- Given exercise -
Extract each line where the string "that" shows up.

- The input -
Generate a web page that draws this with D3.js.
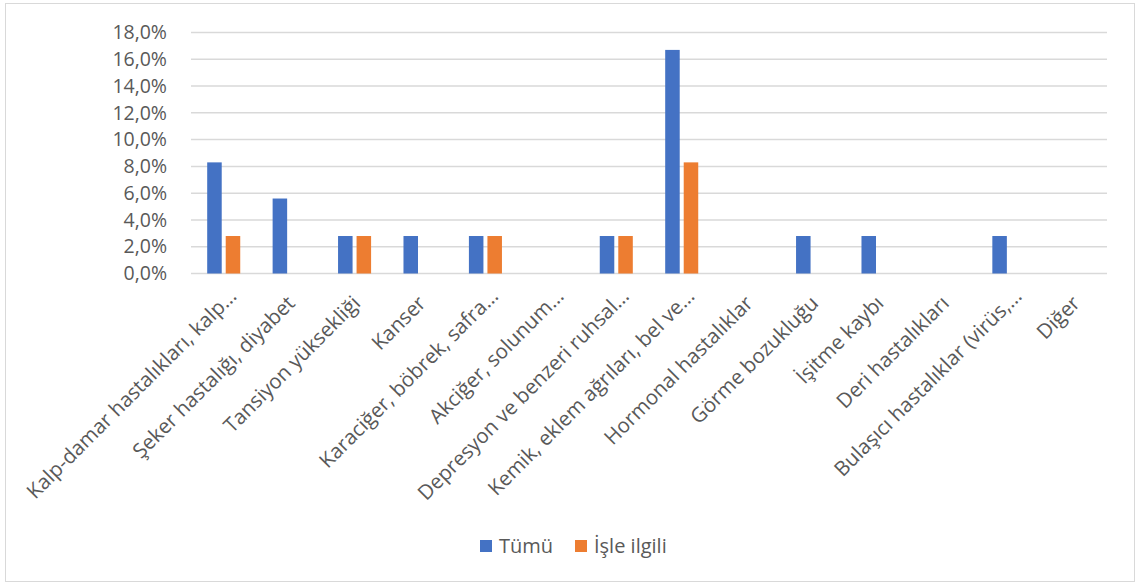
---
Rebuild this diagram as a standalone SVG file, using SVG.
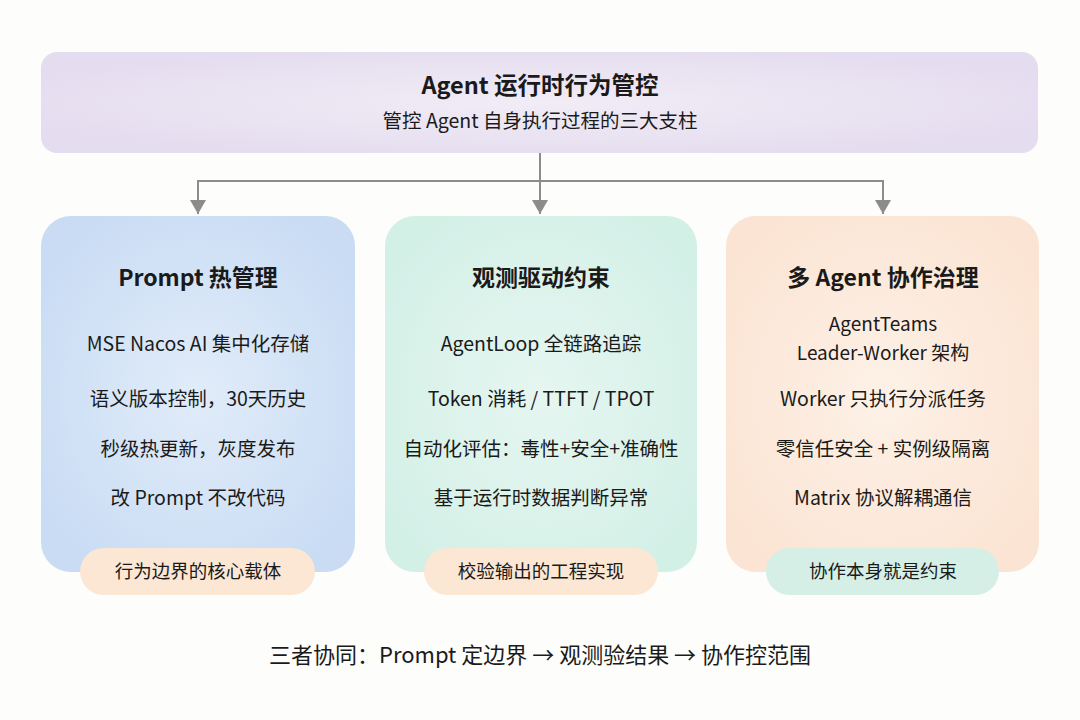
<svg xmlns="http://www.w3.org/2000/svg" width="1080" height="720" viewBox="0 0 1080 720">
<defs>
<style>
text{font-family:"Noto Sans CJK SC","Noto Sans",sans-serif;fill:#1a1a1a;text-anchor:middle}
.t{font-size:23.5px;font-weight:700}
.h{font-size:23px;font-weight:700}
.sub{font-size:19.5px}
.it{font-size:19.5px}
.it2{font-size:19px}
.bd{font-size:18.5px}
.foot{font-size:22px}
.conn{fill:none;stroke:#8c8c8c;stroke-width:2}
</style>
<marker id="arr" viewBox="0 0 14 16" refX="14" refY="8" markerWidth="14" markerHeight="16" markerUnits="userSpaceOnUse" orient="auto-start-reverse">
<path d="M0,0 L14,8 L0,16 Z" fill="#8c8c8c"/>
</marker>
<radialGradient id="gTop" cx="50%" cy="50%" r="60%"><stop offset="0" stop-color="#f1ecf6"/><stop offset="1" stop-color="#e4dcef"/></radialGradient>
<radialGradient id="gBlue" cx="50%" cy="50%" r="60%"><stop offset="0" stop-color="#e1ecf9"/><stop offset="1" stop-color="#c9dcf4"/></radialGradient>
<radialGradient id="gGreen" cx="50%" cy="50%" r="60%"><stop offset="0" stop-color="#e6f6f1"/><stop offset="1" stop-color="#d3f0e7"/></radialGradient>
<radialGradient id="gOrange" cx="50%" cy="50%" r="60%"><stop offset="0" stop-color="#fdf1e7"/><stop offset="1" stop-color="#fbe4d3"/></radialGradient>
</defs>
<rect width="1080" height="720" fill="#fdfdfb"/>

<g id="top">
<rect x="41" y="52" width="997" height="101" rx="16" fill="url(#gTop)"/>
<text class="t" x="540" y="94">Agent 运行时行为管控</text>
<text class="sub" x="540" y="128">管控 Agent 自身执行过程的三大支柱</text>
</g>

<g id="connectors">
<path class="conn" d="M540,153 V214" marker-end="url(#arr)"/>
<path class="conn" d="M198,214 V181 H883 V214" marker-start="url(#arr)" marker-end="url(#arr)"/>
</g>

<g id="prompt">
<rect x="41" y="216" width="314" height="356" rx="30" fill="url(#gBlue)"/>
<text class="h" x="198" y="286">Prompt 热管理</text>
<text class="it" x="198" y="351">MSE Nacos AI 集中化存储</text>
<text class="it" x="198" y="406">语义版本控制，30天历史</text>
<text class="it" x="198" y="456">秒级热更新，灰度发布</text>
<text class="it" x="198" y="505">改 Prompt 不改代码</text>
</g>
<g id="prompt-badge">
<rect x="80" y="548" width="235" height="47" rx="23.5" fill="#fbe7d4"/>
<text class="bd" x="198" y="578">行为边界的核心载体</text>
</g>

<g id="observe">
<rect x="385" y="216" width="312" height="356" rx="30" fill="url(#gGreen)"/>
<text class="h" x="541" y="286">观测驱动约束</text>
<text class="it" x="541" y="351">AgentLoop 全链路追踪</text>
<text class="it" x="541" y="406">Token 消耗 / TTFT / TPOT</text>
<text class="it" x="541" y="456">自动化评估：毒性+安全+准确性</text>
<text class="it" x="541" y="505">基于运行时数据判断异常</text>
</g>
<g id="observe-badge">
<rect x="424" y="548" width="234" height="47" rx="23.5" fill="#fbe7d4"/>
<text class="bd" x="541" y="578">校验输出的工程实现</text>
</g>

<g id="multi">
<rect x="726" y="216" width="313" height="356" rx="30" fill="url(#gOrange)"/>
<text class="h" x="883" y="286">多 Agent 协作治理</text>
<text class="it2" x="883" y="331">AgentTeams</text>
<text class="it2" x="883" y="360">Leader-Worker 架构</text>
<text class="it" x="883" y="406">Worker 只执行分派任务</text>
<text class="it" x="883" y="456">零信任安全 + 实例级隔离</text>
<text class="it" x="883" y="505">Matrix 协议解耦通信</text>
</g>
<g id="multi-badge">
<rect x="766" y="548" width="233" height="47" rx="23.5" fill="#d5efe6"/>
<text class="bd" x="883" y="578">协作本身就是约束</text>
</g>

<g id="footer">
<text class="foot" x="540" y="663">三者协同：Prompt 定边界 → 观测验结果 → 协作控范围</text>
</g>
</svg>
...
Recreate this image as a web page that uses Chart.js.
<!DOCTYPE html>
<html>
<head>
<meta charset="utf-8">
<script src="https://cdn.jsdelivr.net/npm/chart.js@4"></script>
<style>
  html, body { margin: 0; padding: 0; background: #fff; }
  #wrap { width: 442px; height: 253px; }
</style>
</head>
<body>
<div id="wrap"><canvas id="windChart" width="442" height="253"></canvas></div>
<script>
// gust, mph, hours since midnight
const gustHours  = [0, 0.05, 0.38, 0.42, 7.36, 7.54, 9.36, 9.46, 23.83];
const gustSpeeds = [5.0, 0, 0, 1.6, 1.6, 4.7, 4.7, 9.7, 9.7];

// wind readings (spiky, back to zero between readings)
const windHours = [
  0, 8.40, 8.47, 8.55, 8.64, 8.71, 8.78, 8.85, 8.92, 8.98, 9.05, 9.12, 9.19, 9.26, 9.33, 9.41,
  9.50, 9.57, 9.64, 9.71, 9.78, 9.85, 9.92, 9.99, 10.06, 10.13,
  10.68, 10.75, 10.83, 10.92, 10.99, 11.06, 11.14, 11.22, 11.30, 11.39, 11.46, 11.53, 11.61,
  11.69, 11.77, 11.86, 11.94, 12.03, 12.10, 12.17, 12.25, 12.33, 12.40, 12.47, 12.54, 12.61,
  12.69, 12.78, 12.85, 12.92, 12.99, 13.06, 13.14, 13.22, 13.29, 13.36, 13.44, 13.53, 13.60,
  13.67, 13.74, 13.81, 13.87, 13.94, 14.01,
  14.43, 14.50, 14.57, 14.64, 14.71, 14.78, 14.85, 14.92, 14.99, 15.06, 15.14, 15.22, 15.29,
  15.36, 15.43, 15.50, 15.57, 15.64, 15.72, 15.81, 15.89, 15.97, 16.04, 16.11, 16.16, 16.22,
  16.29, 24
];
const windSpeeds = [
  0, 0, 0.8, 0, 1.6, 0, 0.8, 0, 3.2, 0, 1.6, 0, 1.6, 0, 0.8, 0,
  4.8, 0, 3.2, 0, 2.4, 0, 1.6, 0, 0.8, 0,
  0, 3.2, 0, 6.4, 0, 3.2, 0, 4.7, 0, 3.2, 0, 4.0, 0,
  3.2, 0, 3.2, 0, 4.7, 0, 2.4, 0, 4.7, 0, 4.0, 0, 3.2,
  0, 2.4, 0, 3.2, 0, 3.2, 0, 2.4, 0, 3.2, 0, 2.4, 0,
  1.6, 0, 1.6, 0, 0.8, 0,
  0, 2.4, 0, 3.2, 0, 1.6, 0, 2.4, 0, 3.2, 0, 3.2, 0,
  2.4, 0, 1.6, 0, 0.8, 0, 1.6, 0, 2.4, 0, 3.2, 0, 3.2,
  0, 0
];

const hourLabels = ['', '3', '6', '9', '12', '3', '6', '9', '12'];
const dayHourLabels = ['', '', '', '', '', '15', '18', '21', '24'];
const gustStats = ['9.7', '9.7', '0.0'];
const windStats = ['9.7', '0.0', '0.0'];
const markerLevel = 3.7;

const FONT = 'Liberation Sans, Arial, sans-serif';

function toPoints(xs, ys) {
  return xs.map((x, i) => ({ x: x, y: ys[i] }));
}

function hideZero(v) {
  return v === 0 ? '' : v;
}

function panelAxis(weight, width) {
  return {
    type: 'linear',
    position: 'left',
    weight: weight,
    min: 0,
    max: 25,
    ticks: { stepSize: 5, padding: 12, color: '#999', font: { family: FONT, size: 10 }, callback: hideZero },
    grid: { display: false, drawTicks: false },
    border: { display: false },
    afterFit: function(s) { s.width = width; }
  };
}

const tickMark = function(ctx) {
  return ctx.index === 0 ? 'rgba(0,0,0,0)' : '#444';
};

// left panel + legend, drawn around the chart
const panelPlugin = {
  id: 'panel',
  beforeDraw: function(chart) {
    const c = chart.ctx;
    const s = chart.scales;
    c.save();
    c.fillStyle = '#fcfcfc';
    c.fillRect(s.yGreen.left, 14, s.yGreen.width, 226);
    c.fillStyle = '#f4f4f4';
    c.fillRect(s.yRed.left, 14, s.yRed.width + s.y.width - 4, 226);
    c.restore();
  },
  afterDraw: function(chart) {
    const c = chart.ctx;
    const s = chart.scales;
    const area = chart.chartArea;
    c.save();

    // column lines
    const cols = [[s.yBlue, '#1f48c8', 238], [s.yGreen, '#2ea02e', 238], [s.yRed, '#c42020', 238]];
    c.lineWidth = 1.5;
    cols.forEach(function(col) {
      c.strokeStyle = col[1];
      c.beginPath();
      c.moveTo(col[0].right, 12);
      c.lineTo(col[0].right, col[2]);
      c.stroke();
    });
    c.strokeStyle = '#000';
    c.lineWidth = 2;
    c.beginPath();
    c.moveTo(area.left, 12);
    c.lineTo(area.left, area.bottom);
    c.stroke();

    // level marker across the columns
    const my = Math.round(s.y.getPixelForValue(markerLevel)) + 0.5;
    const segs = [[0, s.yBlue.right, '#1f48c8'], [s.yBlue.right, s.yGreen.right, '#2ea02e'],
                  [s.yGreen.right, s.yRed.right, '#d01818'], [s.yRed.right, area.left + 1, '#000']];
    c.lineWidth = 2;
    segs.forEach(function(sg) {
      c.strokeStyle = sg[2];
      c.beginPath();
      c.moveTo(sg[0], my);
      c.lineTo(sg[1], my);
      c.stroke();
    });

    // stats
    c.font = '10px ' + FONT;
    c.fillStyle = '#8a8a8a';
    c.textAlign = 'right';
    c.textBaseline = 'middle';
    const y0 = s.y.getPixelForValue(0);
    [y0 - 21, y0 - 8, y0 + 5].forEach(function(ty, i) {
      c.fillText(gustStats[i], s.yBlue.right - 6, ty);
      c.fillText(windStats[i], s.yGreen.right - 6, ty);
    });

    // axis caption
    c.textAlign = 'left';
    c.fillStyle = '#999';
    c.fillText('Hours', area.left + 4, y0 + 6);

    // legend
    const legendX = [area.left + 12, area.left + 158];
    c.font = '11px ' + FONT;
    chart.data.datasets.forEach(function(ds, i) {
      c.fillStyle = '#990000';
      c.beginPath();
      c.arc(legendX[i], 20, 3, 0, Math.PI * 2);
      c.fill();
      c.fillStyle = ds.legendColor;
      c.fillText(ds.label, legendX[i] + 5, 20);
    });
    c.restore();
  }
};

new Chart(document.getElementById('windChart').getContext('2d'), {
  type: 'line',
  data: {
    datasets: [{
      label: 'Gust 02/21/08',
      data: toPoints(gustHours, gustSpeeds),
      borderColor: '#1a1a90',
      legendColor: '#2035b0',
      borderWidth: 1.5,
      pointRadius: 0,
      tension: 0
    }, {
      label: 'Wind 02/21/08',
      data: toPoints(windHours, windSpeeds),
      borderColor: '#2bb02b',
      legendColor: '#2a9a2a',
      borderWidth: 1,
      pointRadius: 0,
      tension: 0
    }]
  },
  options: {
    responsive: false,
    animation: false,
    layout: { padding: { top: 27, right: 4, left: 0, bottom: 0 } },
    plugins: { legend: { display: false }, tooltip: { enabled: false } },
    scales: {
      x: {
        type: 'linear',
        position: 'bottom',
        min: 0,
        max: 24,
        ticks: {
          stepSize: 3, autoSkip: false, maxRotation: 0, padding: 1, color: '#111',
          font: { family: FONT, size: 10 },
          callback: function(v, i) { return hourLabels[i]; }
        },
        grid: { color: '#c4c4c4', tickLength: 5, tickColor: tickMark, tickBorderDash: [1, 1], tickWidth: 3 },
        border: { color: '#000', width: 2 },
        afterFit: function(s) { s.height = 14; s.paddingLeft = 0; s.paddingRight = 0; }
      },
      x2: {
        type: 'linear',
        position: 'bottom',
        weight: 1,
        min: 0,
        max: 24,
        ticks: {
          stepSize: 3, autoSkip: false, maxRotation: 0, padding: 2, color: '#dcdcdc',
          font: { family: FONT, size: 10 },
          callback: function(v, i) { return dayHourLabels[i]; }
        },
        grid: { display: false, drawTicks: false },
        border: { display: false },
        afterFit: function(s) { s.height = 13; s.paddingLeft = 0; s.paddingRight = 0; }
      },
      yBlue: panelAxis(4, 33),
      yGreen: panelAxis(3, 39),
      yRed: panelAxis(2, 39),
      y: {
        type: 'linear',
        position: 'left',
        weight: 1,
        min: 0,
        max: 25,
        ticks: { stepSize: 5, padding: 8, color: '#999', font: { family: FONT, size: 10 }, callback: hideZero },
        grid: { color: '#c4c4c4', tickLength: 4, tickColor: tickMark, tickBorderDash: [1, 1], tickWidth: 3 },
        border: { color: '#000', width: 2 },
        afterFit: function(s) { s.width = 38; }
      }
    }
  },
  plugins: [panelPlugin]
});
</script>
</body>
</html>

- Task output -
Generate a web page that draws this with D3.js.
Recreate this image as a web page that uses Chart.js.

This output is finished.